JUSTIN ALBERS: A number of ways. First, like I mentioned before, is getting together with those of other races and backgrounds within our own communities and discussing the issues with one another just as you and I are doing here. Communication is among the most important tools we have as humans, and it’s not used nearly often enough.
Second, I’d like to see the media cover and report on stories in which race relations are good and blacks and whites are working together to achieve great things. It’s happening, but bad news sells, so we don’t see or hear about the good things going on in our communities like we should. That’s unrealistic to expect of the media, I know.
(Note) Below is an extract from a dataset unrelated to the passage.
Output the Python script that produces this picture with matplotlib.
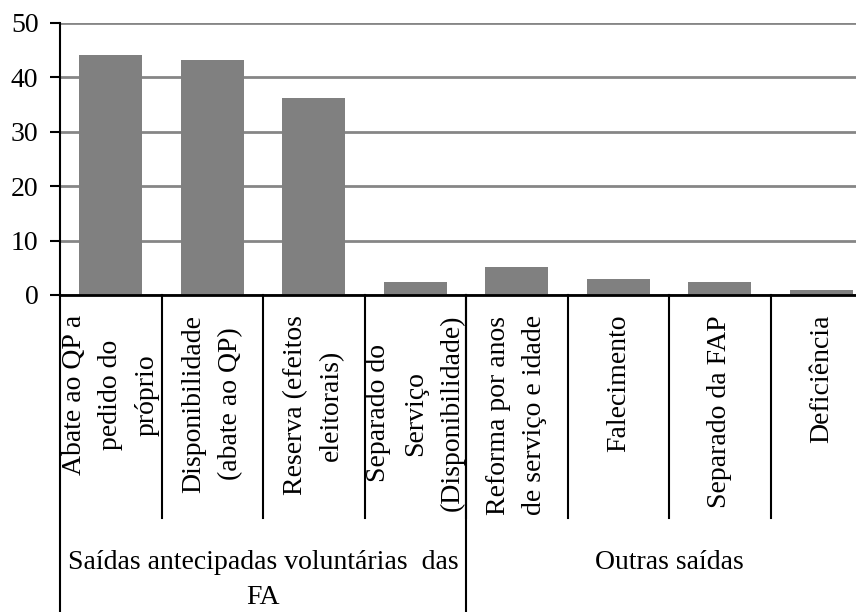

I’d also like to see us as a people stop rushing to judgment so often without all the facts. I know it’s human nature to form an immediate opinion, but that doesn’t mean you have to share it with all the world right away. Wait, listen, learn the facts, then speak out. That includes the President and the media, especially. I know there are fearful African Americans around the country, but there are also terrified police officers and families of police officers. They put their lives on the line and that’s part of the job, but they shouldn’t have to fear for their lives when they walk out their front doors in the morning.
I actually disagree with you that we should approach it as a trickle down — I think we should actually look to trickle up. I think community leaders need to be proactive in creating situations where the citizens and police officers can interact in normal situations on a more regular basis. It will allow people the opportunity to get to know the officers who serve them, and vice versa, and will go a long way in building a mutual trust, in my opinion. Police officers are people just like the rest of us. There’s no reason the only time people should interact with them is when they are involved in a situation in which the police are called.
This is a national issue, yes, but the incidents themselves happen in communities. It’s important that individual communities discuss their issues and work together to rebuild, in my opinion.
TERRANCE TURNER: I really like your response, it makes an incredible amount of sense. I say we post it!